Hace 50 años que un profesor adelantado a su tiempo, Carlos Lozares, propuso a los alumnos de secundaria de un colegio de Valencia una insólita asignatura: Cine. Estudiamos un manual de cine y el guión de Truffaut, comparado con la novela de Bradbury, de Farenheit 451. E incluso hicimos un corto en 8mm, en un trabajo en el que estaban Pepe Molins y Julio Bustamante (entonces aún Julio Balanzá), y que no llegó a ver la luz.

Lo he acabado 50 años después, porque Leyuad empezó entonces, cuando el cine estaba al alcance de muy pocos. Un buen profesor es el que abre el mundo a sus alumnos, y Carlos Lozares nos enseñó no solo un lenguaje, sino también una inquietud. Soy hijo de esa inquietud, y aunque durante muchos años la encaucé a través del periodismo y la literatura, el cine dormía inquieto en mi corazón. Y fructificó en la película que se presenta ahora en la Mostra de Cinema del Mediterràni. Una película saharaui, rodada entre los campamentos de refugiados de Tinduf y el lugar más hermoso, y mítico, del desierto del Sáhara: Leyuad. La codirigimos Brahim Chagaf y yo, aunque en la sala de montaje, con un trabajo increíble, Ines G. Aparicio, una jovencísima cineasta asturiana, ascendió, con todo merecimiento, al mismo nivel de directora. Brahim Chagaf es la cabeza de una generación que está naciendo en esta década, fruto de la Escuela de Cine Abidin Saleh, de los campamentos de Tinduf. Brahim es, por tanto, el futuro. Y el futuro tiene que tener la base más sólida: el pasado. El pueblo saharaui no es sino la unión de todas las tribus que compartían territorio, costumbres, lengua, camellos y pozos, pero que combatían entre ellas. Y fueron los poetas, los hombres del libro, los que les dieron a todas las tribus una identidad común, la saharaui; la conciencia de ser, todos, saharauis.

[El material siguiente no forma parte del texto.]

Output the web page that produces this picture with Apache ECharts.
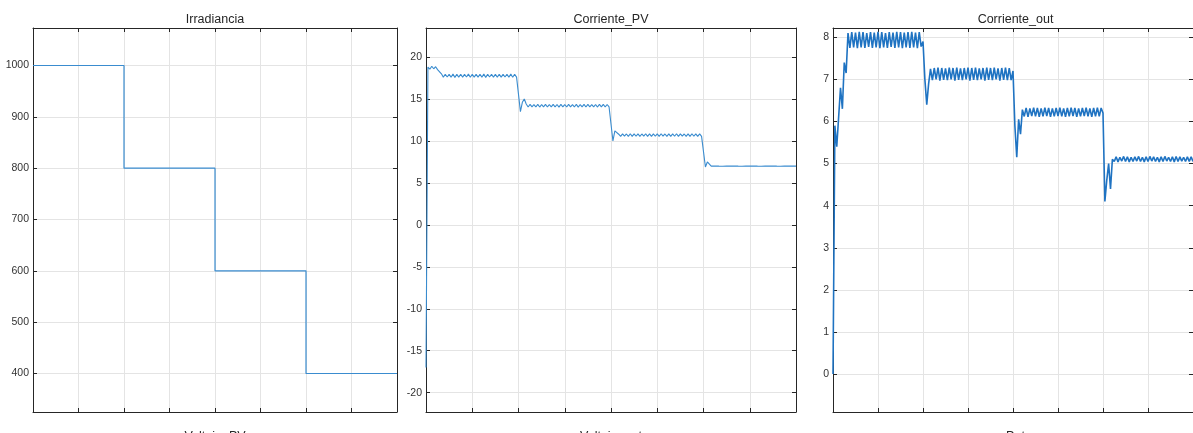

Leyuad es así una ecuación entre pasado, presente y futuro. Es el viaje de un joven poeta exiliado en Madrid, Limam Boisha, que se da cuenta de que se ha quedado «seco del Sáhara», y viaja a sus raíces para recuperar la esencia de la poesía saharaui. Que no está solo en el pasado, sino en el presente de su suelo. Es la poesía saharaui, sobre todo, descripción de su paisaje, de sus galabba (montañas-corazón), de sus lugares míticos y mágicos. Y entre todos ellos, Leyuad. Todos los protagonistas de esta ficción documental son ellos mismos. Poetas y filósofos que acompañan a Limam hasta el remoto valle de Leyuad a través de un relato, surcando un desierto sin carreteras a lo largo de mil kilómetros, los que separan a los campamentos de la hamada argelina de la auténtica tierra de la poesía.

Que nadie espere a Lawrence de Arabia, aunque el bellísimo paisaje que describe la película bien podría haber sido un escenario más de la de David Lean, porque en Leyuad no hay extranjeros ni estrategias imperialistas. Que nadie espere amores a la luz de las estrellas, porque en Leyuad no hay sino poetas y filósofos de la poesía más pura. Que quien acuda a ver Leyuad espere un paisaje silencioso, murmullos del alma y una música que surge de la tierra y asciende hasta lo universal, a través de la personalísima concepción de Gabo Flores, tan mejicano como saharaui. Leyuad no viene a insistir en el quejido por el dolor del exilio, sino que se dirige hacia la plenitud de la posesión, porque más allá del expolio, esa estrecha franja de terreno liberada por la guerra no es sino el desierto que «se renueva en cada amanecer», eterno y simple. No os podemos prometer más que ternura y verdad. Leyuad es lo que dice su subtítulo: Un viaje al pozo de los versos. Os invitamos a beber de él.